=== SET PROBLEM ===
The material below has pictures in it. Set down only the lines from the line containing "Convert this chart to matplotlib code." through the line containing "fig.savefig('out.png', dpi=100)", word for word, and leave the pictures behind.

Charts and diagrams as code
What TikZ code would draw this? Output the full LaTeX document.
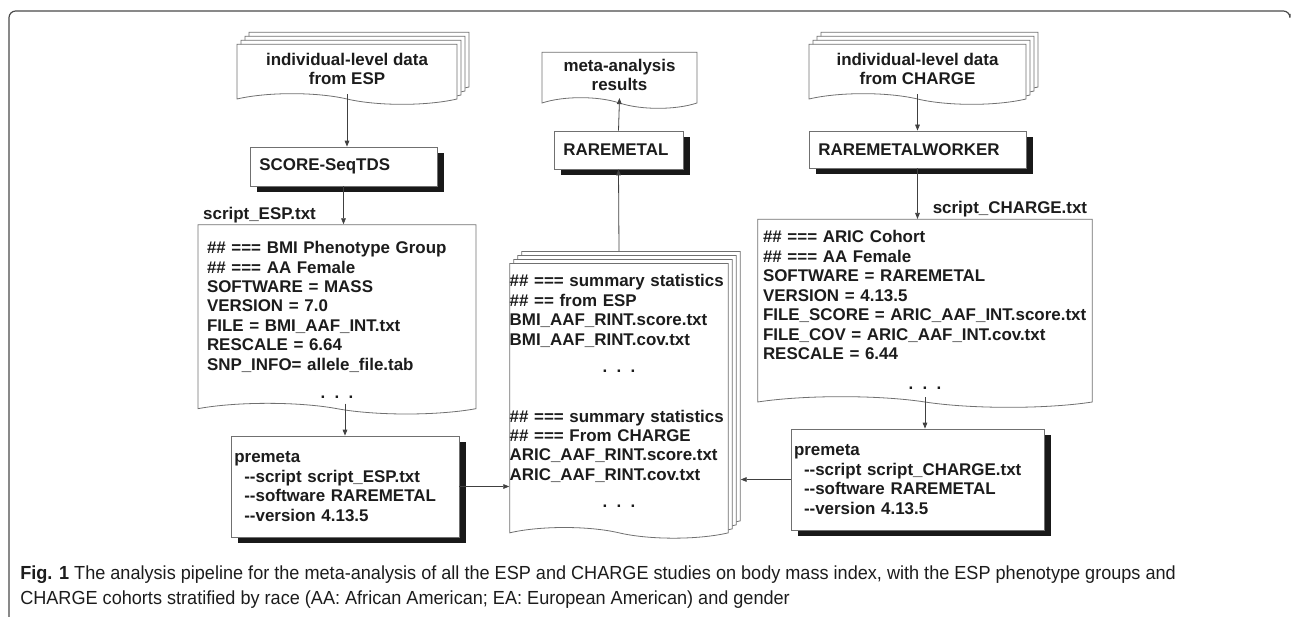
\documentclass[tikz,border=0pt]{standalone}
\usepackage{fontspec}
\setmainfont{Liberation Sans}
\newfontfamily\capfont[FakeStretch=0.956]{Liberation Sans}
\usepackage{xcolor}
\usepackage{tikz}
\usetikzlibrary{arrows.meta, shapes.symbols, shadows, positioning, calc}

\definecolor{edgegray}{HTML}{707070}
\definecolor{inkgray}{HTML}{1C1C1C}
\definecolor{framegray}{HTML}{4A4A4A}

\hyphenpenalty=10000
\newcommand{\mdots}{\makebox[\linewidth]{.\hspace{0.55em}.\hspace{0.55em}.}}
\newcommand{\dd}{-\kern0pt-}

\begin{document}
\begin{tikzpicture}[x=0.75pt, y=-0.75pt,
    every node/.style={font=\fontsize{12.7}{14.6}\selectfont\bfseries, text=inkgray},
    doc/.style={tape, tape bend top=none, tape bend bottom=out and in, tape bend height=8pt,
        draw=edgegray, fill=white, line width=0.6pt},
    sheets/.style={copy shadow={shadow xshift=9pt, shadow yshift=9pt, draw=edgegray, fill=white, line width=0.6pt},
        copy shadow={shadow xshift=6pt, shadow yshift=6pt, draw=edgegray, fill=white, line width=0.6pt},
        copy shadow={shadow xshift=3pt, shadow yshift=3pt, draw=edgegray, fill=white, line width=0.6pt}},
    prog/.style={rectangle, draw=edgegray, fill=white, line width=0.6pt, align=left, inner xsep=7pt,
        text width=#1, drop shadow={shadow xshift=5.2pt, shadow yshift=-4.6pt, fill=black!90, opacity=1}},
    flow/.style={-{Triangle[length=4.5pt, width=3.5pt]}, draw=black!75, line width=0.6pt}]

    \useasboundingbox (0,0) rectangle (1293,617);

    \node[doc, sheets, minimum width=165pt, minimum height=45pt, align=center] (dataE) at (347,69) {individual-level data\\from ESP};
    \node[prog=126.25pt, minimum height=29.25pt] (scoreE) at (343.5,166.5) {SCORE-SeqTDS};
    \node[doc, text width=195pt, inner xsep=6.75pt, minimum height=142pt, align=left] (scriptE) at (337,314) {%
        \rule{0pt}{18pt}\#\# === BMI Phenotype Group\\
        \#\# === AA Female\\
        SOFTWARE = MASS\\
        VERSION = 7.0\\
        FILE = BMI\_AAF\_INT.txt\\
        RESCALE = 6.64\\
        SNP\_INFO= allele\_file.tab\\[6.5pt]
        \mdots};
    \node[anchor=south west, inner sep=1pt] (nameE) at ([xshift=3pt]scriptE.north west) {script\_ESP.txt};
    \node[prog=166pt, inner xsep=2.5pt, minimum height=75.75pt] (premE) at (345,486.5) {%
        premeta\\
        \hspace*{7.5pt}\dd script script\_ESP.txt\\
        \hspace*{7.5pt}\dd software RAREMETAL\\
        \hspace*{7.5pt}\dd version 4.13.5};

    \node[doc, sheets, text width=164pt, inner xsep=0pt, minimum height=206pt, align=left] (mid) at (619,395.5) {%
        \#\# === summary statistics\\
        \#\# == from ESP\\
        BMI\_AAF\_RINT.score.txt\\
        BMI\_AAF\_RINT.cov.txt\\[6pt]
        \mdots\\[22.5pt]
        \#\# === summary statistics\\
        \#\# === From CHARGE\\
        ARIC\_AAF\_RINT.score.txt\\
        ARIC\_AAF\_RINT.cov.txt\\[5.5pt]
        \mdots\rule[-7pt]{0pt}{0pt}};
    \node[prog=82.75pt, minimum height=28.5pt] (rm) at (618.5,150) {RAREMETAL};
    \node[doc, minimum width=116.25pt, minimum height=42pt, align=center] (meta) at (619.5,75) {meta-analysis\\results};

    \node[doc, sheets, minimum width=162.75pt, minimum height=45pt, align=center] (dataC) at (917.5,69) {individual-level data\\from CHARGE};
    \node[prog=148.75pt, minimum height=27.75pt] (rmw) at (917.5,149.5) {RAREMETALWORKER};
    \node[doc, text width=243pt, inner xsep=4pt, minimum height=141pt, align=left] (scriptC) at (925,308) {%
        \rule{0pt}{12.5pt}\#\# === ARIC Cohort\\
        \#\# === AA Female\\
        SOFTWARE = RAREMETAL\\
        VERSION = 4.13.5\\
        FILE\_SCORE = ARIC\_AAF\_INT.score.txt\\
        FILE\_COV = ARIC\_AAF\_INT.cov.txt\\
        RESCALE = 6.44\\[8pt]
        \mdots};
    \node[anchor=south east, inner sep=1pt] (nameC) at ([xshift=-3pt]scriptC.north east) {script\_CHARGE.txt};
    \node[prog=185.25pt, inner xsep=2.25pt, minimum height=75.75pt] (premC) at (917.5,479.5) {%
        premeta\\
        \hspace*{7.5pt}\dd script script\_CHARGE.txt\\
        \hspace*{7.5pt}\dd software RAREMETAL\\
        \hspace*{7.5pt}\dd version 4.13.5};

    \draw[flow] (dataE.south) -- (dataE.south |- scoreE.north);
    \draw[flow] (scoreE.south) -- (scoreE.south |- scriptE.north);
    \draw[flow] (premE.north |- scriptE.south) -- (premE.north);
    \draw[flow] (premE.east) -- (premE.east -| mid.west);
    \coordinate (midT) at ([yshift=9pt]mid.north);
    \draw[flow] (midT) -- (rm.south);
    \draw[flow] (rm.north) -- (meta.south);
    \draw[flow] (dataC.south) -- (rmw.north);
    \draw[flow] (rmw.south) -- (rmw.south |- scriptC.north);
    \draw[flow] (scriptC.south) -- (scriptC.south |- premC.north);
    \coordinate (midR) at ([xshift=9pt]mid.east);
    \draw[flow] (premC.west) -- (premC.west -| midR);

    \draw[framegray, line width=0.9pt, rounded corners=5pt] (9,617) -- (9,11) -- (1290,11) -- (1290,14);
    \node[anchor=north west, inner sep=0pt, align=left, font=\capfont\fontsize{14.2}{18.75}\selectfont, text=inkgray] (cap) at (20,566)
        {\textbf{Fig. 1} The analysis pipeline for the meta-analysis of all the ESP and CHARGE studies on body mass index, with the ESP phenotype groups and\\
        CHARGE cohorts stratified by race (AA: African American; EA: European American) and gender};

\end{tikzpicture}
\end{document}
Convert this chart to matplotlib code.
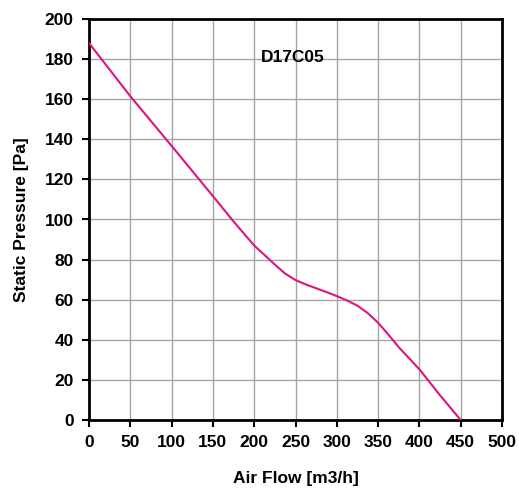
import matplotlib
matplotlib.use('Agg')
import matplotlib.pyplot as plt

# fan curve D17C05
air_flow = [0, 50, 100, 150, 175, 200, 212.5, 225, 237.5, 250, 262.5, 275, 287.5,
            300, 312.5, 325, 337.5, 350, 362.5, 375, 400, 425, 450]
pressure = [188, 161.5, 136.7, 111.7, 99, 87, 82.3, 77.5, 73, 69.8, 67.6, 65.7, 63.8,
            61.8, 59.6, 57, 53.3, 48.5, 42.6, 36.3, 25.3, 12.3, 0]

x_ticks = list(range(0, 501, 50))
y_ticks = list(range(0, 201, 20))

plt.rcParams['font.family'] = ['Liberation Sans', 'DejaVu Sans']
plt.rcParams['font.weight'] = 'bold'

fig = plt.figure(figsize=(5.19, 4.90), dpi=100)
ax = fig.add_axes([89 / 519, 70 / 490, 413 / 519, 401 / 490])

ax.plot(air_flow, pressure, color='#e0137f', linewidth=1.5, zorder=3)

ax.set_xlim(0, 500)
ax.set_ylim(0, 200)
ax.set_xticks(x_ticks)
ax.set_yticks(y_ticks)
ax.grid(True, color='#a6a6a6', linewidth=1)
ax.set_axisbelow(True)
for s in ax.spines.values():
    s.set_linewidth(2)
ax.tick_params(direction='out', length=5, width=1.5, labelsize=12.5, pad=6)
for lbl in ax.get_xticklabels() + ax.get_yticklabels():
    lbl.set_fontweight('bold')

ax.set_xlabel('Air Flow [m3/h]', fontsize=12.5, fontweight='bold', labelpad=15)
ax.set_ylabel('Static Pressure [Pa]', fontsize=12.5, fontweight='bold', labelpad=11)
ax.text(247, 181, 'D17C05', fontsize=12.5, fontweight='bold', ha='center', va='center')

fig.savefig('out.png', dpi=100)
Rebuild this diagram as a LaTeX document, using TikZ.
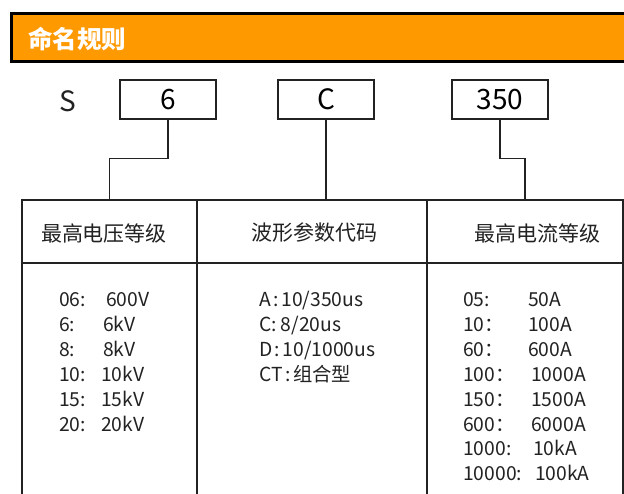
\documentclass[tikz,border=0pt]{standalone}
\usepackage{fontspec}
\setmainfont{Noto Sans CJK SC}
\begin{document}
\begin{tikzpicture}[x=1pt,y=-1pt]
\definecolor{barColor}{RGB}{255,153,0}
\definecolor{drawColor}{RGB}{34,34,34}
\tikzset{
  codebox/.style={draw=drawColor,line width=1.5pt,minimum width=96pt,minimum height=39pt,inner sep=0pt,font=\fontsize{28}{30}\selectfont},
  cell/.style={draw=drawColor,line width=1.6pt,inner sep=0pt,minimum height=63pt},
  bodycell/.style={draw=drawColor,line width=1.6pt,inner sep=0pt,minimum height=280pt},
  headtext/.style={inner sep=0pt,text=drawColor,font=\fontsize{21}{24}\selectfont},
  item/.style={anchor=base west,inner sep=0pt,text=drawColor,font=\fontsize{19.3}{21}\selectfont},
  link/.style={draw=drawColor,line width=1.5pt}
}
\path[use as bounding box,fill=white] (0,0) rectangle (624,494);
\begin{scope}
\path[clip] (0,0) rectangle (624,494);

\path[draw=black,line width=3pt,fill=barColor] (11.5,13.5) rectangle (640,61.5);
\node[text=white,anchor=west,inner sep=0pt,font=\fontsize{24.5}{27}\selectfont\bfseries] (title) at (28,39) {命名规则};

\node[inner sep=0pt,text=drawColor,font=\fontsize{28}{30}\selectfont] (prefix) at (68,101) {S};
\node[codebox] (code6) at (168,99.5) {6};
\node[codebox] (codeC) at (326,99.5) {C};
\node[codebox] (code350) at (500,99.5) {350};

\node[cell,minimum width=175pt] (headV) at (109.5,231.5) {};
\node[cell,minimum width=230pt] (headW) at (312,231.5) {};
\node[cell,minimum width=196pt] (headI) at (525,231.5) {};
\node[headtext] (headVtext) at (104,233) {最高电压等级};
\node[headtext] (headWtext) at (314,233) {波形参数代码};
\node[headtext] (headItext) at (537,233) {最高电流等级};

\node[bodycell,minimum width=175pt] (bodyV) at (109.5,403) {};
\node[bodycell,minimum width=230pt] (bodyW) at (312,403) {};
\node[bodycell,minimum width=196pt] (bodyI) at (525,403) {};

\path[link] (code6.south) -- ++(0,39) -| (headV.north);
\path[link] (codeC.south) -- (codeC.south |- headW.north);
\path[link] (code350.south) -- ++(0,39) -| (headI.north);

\node[item] (v1k) at (59,307) {06:};
\node[item] (v1v) at (106,307) {600V};
\node[item] (v2k) at (59,331.8) {6:};
\node[item] (v2v) at (103,331.8) {6kV};
\node[item] (v3k) at (59,356.6) {8:};
\node[item] (v3v) at (103,356.6) {8kV};
\node[item] (v4k) at (59,381.4) {10:};
\node[item] (v4v) at (101,381.4) {10kV};
\node[item] (v5k) at (59,406.2) {15:};
\node[item] (v5v) at (101,406.2) {15kV};
\node[item] (v6k) at (59,431) {20:};
\node[item] (v6v) at (101,431) {20kV};

\node[item] (w1) at (259,307) {A\hspace{2.5pt}:\hspace{2.5pt}10/350us};
\node[item] (w2) at (259,331.8) {C:\hspace{4pt}8/20us};
\node[item] (w3) at (259,356.6) {D\hspace{2.5pt}:\hspace{2.5pt}10/1000us};
\node[item] (w4) at (259,381.4) {CT\hspace{2.5pt}:\hspace{2.5pt}组合型};

\node[item] (i1k) at (463,307) {05:};
\node[item] (i1v) at (528,307) {50A};
\node[item] (i2k) at (463,331.8) {10：};
\node[item] (i2v) at (528,331.8) {100A};
\node[item] (i3k) at (463,356.6) {60：};
\node[item] (i3v) at (528,356.6) {600A};
\node[item] (i4k) at (463,381.4) {100：};
\node[item] (i4v) at (531,381.4) {1000A};
\node[item] (i5k) at (463,406.2) {150：};
\node[item] (i5v) at (531,406.2) {1500A};
\node[item] (i6k) at (463,431) {600：};
\node[item] (i6v) at (531,431) {6000A};
\node[item] (i7k) at (463,455.8) {1000:};
\node[item] (i7v) at (533,455.8) {10kA};
\node[item] (i8k) at (463,480.6) {10000:};
\node[item] (i8v) at (535,480.6) {100kA};
\end{scope}
\end{tikzpicture}
\end{document}
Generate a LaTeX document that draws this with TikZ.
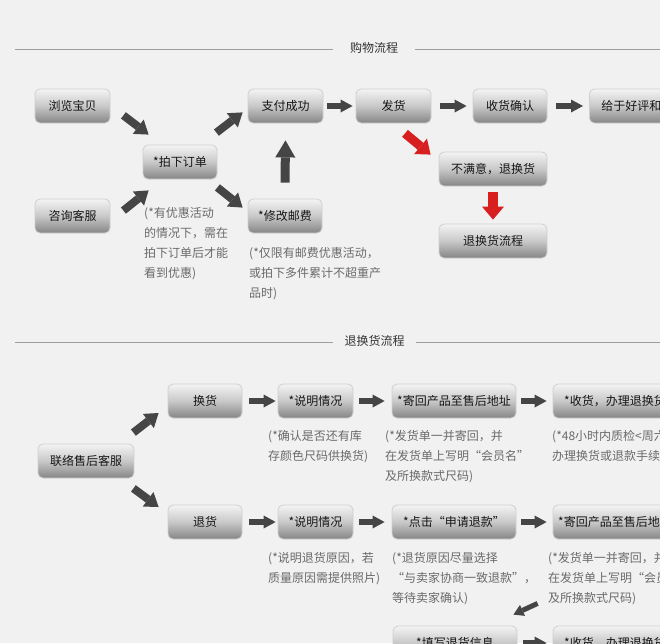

=== ANSWER TO THE TASK ===
Convert this chart to matplotlib code.
import matplotlib
matplotlib.use('Agg')
import matplotlib.pyplot as plt

# fan curve D17C05
air_flow = [0, 50, 100, 150, 175, 200, 212.5, 225, 237.5, 250, 262.5, 275, 287.5,
            300, 312.5, 325, 337.5, 350, 362.5, 375, 400, 425, 450]
pressure = [188, 161.5, 136.7, 111.7, 99, 87, 82.3, 77.5, 73, 69.8, 67.6, 65.7, 63.8,
            61.8, 59.6, 57, 53.3, 48.5, 42.6, 36.3, 25.3, 12.3, 0]

x_ticks = list(range(0, 501, 50))
y_ticks = list(range(0, 201, 20))

plt.rcParams['font.family'] = ['Liberation Sans', 'DejaVu Sans']
plt.rcParams['font.weight'] = 'bold'

fig = plt.figure(figsize=(5.19, 4.90), dpi=100)
ax = fig.add_axes([89 / 519, 70 / 490, 413 / 519, 401 / 490])

ax.plot(air_flow, pressure, color='#e0137f', linewidth=1.5, zorder=3)

ax.set_xlim(0, 500)
ax.set_ylim(0, 200)
ax.set_xticks(x_ticks)
ax.set_yticks(y_ticks)
ax.grid(True, color='#a6a6a6', linewidth=1)
ax.set_axisbelow(True)
for s in ax.spines.values():
    s.set_linewidth(2)
ax.tick_params(direction='out', length=5, width=1.5, labelsize=12.5, pad=6)
for lbl in ax.get_xticklabels() + ax.get_yticklabels():
    lbl.set_fontweight('bold')

ax.set_xlabel('Air Flow [m3/h]', fontsize=12.5, fontweight='bold', labelpad=15)
ax.set_ylabel('Static Pressure [Pa]', fontsize=12.5, fontweight='bold', labelpad=11)
ax.text(247, 181, 'D17C05', fontsize=12.5, fontweight='bold', ha='center', va='center')

fig.savefig('out.png', dpi=100)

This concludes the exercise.